- Samranthong in the 1990s
- Born: Samran Chumanee July 16, 1971 Thung Yai, Thung Yai, Nakhon Si Thammarat, Thailand
- Died: February 16, 2008 (aged 37)
- Native name: สำราญ ชูมณี
- Other names: Samranthong Chuchokchai (สำราญทอง ซูโชคชัย)
- Nickname: Little Chicken (น้องไก่, personal nickname)
- Height: 171 cm (5 ft 7 in)
- Division: Super Flyweight Bantamweight Super Bantamweight Featherweight
- Style: Muay Thai (Muay Femur)
- Stance: Southpaw
- Team: Kiatbanchong

Other information
- Notable relatives: Jaroenthong Kiatbanchong (older brother) Chalamthong Kiatbanchong (older brother)

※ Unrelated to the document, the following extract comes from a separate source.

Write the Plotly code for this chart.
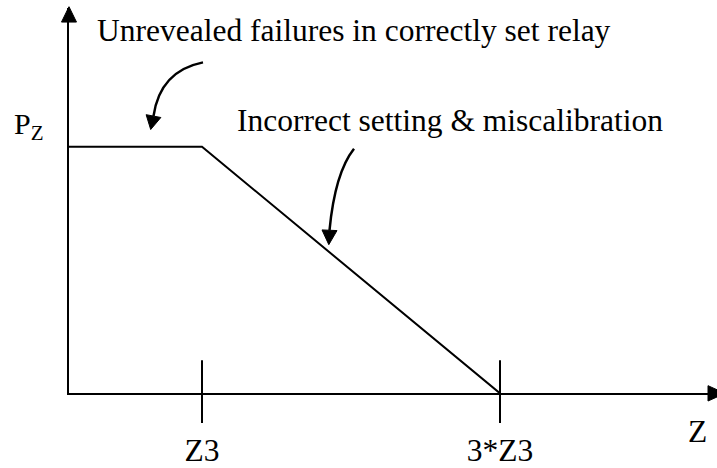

= Samranthong Kiatbanchong =

Thai professional Muay Thai fighter (1971–2008)

Samran Chumanee (สำราญ ชูมณี July 16, 1971 - February 16, 2008), known professionally as Samranthong Kiatbanchong (สำราญทอง เกียรติบ้านช่อง), was a Thai professional Muay Thai fighter. He was a high ranked fighter at the Lumpinee Stadium during the 1980s and 1990s. He was the older brother of Jaroenthong Kiatbanchong, also a successful and famous Muay Thai fighter.

==Biography and career==
Samran Chumanee was born in the village of Thung Yai in Thung Yai, Nakhon Si Thammarat, Thailand on July 16,
1971. He came from a family of nine children, of which he was the eighth child, and was raised by his widowed mother who worked on a rubber plantation.

He spent his professional career training at the Kiatbanchong gym alongside fighters such as his brother, Jaroenthong Kiatbanchong, as well as Oley Kiatoneway and Jaroensap Kiatbanchong.

He fought during the Golden Era of Muay Thai against many notable fighters including Kongtoranee Payakaroon, Samransak Muangsurin, Wangchannoi Sor.Palangchai, Langsuan Panyuthaphum, Namkabuan Nongkeepahuyuth, Boonlai Sor.Thanikul, Pairot Wor.Walapon, Dokmaipa Por Pongsawang, Jongsanan Fairtex,Nuathoranee Thongracha, and Ritthichai Lookchaomaesaitong.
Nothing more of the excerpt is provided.